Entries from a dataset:

★ ★ ★ ★

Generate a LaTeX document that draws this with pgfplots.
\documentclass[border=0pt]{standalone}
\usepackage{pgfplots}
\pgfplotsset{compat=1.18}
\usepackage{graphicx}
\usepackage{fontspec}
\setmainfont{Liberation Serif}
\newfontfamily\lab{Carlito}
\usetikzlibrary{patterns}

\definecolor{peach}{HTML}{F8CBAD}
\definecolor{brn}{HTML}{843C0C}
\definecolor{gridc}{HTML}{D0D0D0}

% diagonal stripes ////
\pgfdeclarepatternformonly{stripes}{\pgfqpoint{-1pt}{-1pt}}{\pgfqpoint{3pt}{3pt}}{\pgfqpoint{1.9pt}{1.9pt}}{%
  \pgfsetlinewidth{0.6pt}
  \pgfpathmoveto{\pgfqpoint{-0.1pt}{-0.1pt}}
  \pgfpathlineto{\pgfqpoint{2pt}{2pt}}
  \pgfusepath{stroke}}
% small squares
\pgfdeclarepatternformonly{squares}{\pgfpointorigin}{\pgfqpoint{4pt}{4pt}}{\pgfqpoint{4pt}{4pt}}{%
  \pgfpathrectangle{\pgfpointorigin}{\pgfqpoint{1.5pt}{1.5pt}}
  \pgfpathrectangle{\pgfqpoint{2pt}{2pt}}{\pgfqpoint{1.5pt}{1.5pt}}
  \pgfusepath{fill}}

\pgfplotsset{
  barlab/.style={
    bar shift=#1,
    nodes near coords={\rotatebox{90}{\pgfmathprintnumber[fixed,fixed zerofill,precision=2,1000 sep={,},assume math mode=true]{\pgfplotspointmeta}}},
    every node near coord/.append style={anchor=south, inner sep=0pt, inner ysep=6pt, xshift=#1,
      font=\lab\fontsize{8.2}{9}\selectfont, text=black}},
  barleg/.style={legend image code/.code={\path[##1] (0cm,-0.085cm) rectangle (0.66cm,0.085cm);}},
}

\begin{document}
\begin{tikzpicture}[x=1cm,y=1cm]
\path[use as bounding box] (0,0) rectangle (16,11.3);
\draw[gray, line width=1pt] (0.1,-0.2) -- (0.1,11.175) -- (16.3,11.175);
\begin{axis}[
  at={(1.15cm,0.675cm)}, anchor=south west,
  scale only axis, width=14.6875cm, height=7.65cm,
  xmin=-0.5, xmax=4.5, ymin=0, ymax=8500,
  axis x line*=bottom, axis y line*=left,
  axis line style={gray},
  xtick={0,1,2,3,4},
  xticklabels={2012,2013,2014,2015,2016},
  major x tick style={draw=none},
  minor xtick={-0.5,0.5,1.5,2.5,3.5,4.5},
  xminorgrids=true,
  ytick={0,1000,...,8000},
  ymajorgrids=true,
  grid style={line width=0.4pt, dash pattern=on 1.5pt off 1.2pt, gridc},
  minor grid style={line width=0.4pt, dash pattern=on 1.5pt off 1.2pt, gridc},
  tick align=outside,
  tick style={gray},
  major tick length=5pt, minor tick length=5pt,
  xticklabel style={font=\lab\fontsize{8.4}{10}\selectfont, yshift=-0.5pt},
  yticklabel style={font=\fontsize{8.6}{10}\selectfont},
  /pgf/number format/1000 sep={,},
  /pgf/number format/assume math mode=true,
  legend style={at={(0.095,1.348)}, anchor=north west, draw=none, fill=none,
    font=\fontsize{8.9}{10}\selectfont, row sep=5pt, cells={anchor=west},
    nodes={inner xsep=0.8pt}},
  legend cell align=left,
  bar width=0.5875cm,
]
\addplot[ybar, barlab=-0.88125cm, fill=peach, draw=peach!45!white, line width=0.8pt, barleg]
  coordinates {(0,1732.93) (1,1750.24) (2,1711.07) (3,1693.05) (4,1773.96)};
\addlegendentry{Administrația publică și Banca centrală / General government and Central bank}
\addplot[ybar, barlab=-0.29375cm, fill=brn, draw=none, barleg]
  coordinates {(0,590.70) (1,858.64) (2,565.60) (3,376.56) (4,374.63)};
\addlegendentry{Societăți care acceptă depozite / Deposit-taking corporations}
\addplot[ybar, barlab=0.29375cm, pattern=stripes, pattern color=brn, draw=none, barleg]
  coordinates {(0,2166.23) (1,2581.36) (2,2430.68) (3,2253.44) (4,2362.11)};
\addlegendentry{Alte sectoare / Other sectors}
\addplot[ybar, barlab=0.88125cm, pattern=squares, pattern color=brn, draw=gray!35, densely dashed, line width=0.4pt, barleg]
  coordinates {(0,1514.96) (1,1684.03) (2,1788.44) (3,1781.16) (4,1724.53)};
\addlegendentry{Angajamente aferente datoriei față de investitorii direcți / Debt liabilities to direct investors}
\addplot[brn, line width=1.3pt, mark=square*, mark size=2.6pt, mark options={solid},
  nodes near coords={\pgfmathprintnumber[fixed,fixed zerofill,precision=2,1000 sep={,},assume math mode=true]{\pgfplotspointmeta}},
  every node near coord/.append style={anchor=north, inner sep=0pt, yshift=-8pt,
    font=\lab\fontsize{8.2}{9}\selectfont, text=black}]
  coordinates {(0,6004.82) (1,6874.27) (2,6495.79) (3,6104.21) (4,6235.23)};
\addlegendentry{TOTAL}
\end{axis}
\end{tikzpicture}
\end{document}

★ ★ ★ ★

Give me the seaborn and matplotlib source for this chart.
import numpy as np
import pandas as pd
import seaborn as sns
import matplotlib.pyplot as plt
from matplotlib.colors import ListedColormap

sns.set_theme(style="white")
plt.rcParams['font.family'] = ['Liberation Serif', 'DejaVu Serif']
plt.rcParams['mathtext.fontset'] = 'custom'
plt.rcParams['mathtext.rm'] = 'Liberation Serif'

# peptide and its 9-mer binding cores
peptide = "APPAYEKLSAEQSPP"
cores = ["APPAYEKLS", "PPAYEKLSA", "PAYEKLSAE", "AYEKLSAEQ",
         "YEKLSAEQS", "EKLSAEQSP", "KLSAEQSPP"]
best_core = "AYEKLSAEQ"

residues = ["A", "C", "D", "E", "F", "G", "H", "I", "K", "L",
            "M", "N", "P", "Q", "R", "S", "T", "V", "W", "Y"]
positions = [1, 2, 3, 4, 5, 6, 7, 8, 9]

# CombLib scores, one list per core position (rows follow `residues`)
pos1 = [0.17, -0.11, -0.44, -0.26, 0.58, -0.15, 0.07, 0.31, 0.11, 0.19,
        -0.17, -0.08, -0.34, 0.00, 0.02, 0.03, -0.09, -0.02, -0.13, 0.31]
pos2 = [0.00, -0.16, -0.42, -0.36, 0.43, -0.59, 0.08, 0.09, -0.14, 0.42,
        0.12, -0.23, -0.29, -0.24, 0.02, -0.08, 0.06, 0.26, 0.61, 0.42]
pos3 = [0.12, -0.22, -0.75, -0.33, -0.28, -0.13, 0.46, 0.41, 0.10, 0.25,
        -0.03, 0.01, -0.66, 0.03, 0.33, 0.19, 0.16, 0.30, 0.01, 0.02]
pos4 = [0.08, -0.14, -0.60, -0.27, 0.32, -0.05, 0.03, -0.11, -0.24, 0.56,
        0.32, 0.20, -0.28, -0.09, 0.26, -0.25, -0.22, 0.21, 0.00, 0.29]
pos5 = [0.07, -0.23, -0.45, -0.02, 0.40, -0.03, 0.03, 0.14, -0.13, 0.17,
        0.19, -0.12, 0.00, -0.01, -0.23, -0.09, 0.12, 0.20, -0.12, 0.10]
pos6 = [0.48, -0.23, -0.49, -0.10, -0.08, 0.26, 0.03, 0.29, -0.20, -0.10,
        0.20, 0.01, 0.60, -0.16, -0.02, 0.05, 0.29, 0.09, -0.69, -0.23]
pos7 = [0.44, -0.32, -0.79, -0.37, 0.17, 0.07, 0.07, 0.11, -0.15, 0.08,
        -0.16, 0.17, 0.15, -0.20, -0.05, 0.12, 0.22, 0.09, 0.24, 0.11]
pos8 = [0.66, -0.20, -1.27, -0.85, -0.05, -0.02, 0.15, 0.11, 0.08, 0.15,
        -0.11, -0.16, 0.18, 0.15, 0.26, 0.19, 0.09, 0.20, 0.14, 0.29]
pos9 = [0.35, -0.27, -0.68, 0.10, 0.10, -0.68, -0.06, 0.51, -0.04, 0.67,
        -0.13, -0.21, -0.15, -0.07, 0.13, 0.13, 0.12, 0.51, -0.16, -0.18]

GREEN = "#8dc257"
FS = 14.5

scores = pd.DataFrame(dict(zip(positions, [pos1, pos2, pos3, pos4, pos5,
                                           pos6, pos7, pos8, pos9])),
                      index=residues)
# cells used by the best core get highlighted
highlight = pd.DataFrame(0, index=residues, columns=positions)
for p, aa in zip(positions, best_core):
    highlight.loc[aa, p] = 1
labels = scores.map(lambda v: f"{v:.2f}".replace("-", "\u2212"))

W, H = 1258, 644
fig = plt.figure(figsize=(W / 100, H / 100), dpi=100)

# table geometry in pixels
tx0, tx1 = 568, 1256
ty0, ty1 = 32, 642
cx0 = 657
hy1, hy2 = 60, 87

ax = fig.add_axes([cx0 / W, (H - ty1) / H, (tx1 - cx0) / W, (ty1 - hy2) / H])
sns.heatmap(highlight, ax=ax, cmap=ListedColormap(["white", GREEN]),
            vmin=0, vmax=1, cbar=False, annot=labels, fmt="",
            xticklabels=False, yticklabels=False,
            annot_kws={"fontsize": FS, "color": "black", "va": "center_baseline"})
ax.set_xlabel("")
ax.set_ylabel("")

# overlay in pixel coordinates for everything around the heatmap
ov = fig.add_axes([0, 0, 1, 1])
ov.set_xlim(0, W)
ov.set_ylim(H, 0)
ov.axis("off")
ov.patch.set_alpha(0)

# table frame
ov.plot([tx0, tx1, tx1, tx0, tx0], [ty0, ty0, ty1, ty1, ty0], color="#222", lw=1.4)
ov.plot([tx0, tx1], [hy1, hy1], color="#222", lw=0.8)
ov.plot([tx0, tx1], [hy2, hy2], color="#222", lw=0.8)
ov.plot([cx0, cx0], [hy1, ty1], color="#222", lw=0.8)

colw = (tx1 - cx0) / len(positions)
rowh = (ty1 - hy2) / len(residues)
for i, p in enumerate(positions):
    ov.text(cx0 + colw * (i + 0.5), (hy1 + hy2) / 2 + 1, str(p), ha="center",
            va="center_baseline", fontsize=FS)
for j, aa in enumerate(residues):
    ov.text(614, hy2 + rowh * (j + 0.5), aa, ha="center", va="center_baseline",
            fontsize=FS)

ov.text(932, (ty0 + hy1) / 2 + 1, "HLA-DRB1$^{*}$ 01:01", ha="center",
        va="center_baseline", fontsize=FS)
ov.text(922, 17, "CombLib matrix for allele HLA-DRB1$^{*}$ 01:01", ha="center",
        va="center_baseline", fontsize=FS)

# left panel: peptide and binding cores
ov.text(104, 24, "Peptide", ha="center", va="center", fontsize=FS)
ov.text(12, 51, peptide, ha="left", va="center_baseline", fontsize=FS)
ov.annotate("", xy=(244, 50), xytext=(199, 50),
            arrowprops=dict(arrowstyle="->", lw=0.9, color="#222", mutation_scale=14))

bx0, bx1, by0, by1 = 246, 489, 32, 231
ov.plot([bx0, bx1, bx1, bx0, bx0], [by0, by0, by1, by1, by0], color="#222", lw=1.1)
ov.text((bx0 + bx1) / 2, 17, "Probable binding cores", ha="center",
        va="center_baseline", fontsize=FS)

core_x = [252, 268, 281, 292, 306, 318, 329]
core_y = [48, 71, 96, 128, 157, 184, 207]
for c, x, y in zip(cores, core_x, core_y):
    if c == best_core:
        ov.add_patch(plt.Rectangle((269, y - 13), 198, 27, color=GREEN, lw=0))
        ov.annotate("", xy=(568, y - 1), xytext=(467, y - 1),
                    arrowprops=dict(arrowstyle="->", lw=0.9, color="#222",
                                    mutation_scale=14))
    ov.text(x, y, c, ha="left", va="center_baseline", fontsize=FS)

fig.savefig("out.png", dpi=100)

★ ★ ★ ★

PROBLEM STATEMENT: Starting at the line that contains "Give me the", repeat each line exactly, and stop after the line that contains "positions = [1, 2, 3, 4, 5, 6, 7, 8, 9]".

ANSWER TO THE TASK:
Give me the seaborn and matplotlib source for this chart.
import numpy as np
import pandas as pd
import seaborn as sns
import matplotlib.pyplot as plt
from matplotlib.colors import ListedColormap

sns.set_theme(style="white")
plt.rcParams['font.family'] = ['Liberation Serif', 'DejaVu Serif']
plt.rcParams['mathtext.fontset'] = 'custom'
plt.rcParams['mathtext.rm'] = 'Liberation Serif'

# peptide and its 9-mer binding cores
peptide = "APPAYEKLSAEQSPP"
cores = ["APPAYEKLS", "PPAYEKLSA", "PAYEKLSAE", "AYEKLSAEQ",
         "YEKLSAEQS", "EKLSAEQSP", "KLSAEQSPP"]
best_core = "AYEKLSAEQ"

residues = ["A", "C", "D", "E", "F", "G", "H", "I", "K", "L",
            "M", "N", "P", "Q", "R", "S", "T", "V", "W", "Y"]
positions = [1, 2, 3, 4, 5, 6, 7, 8, 9]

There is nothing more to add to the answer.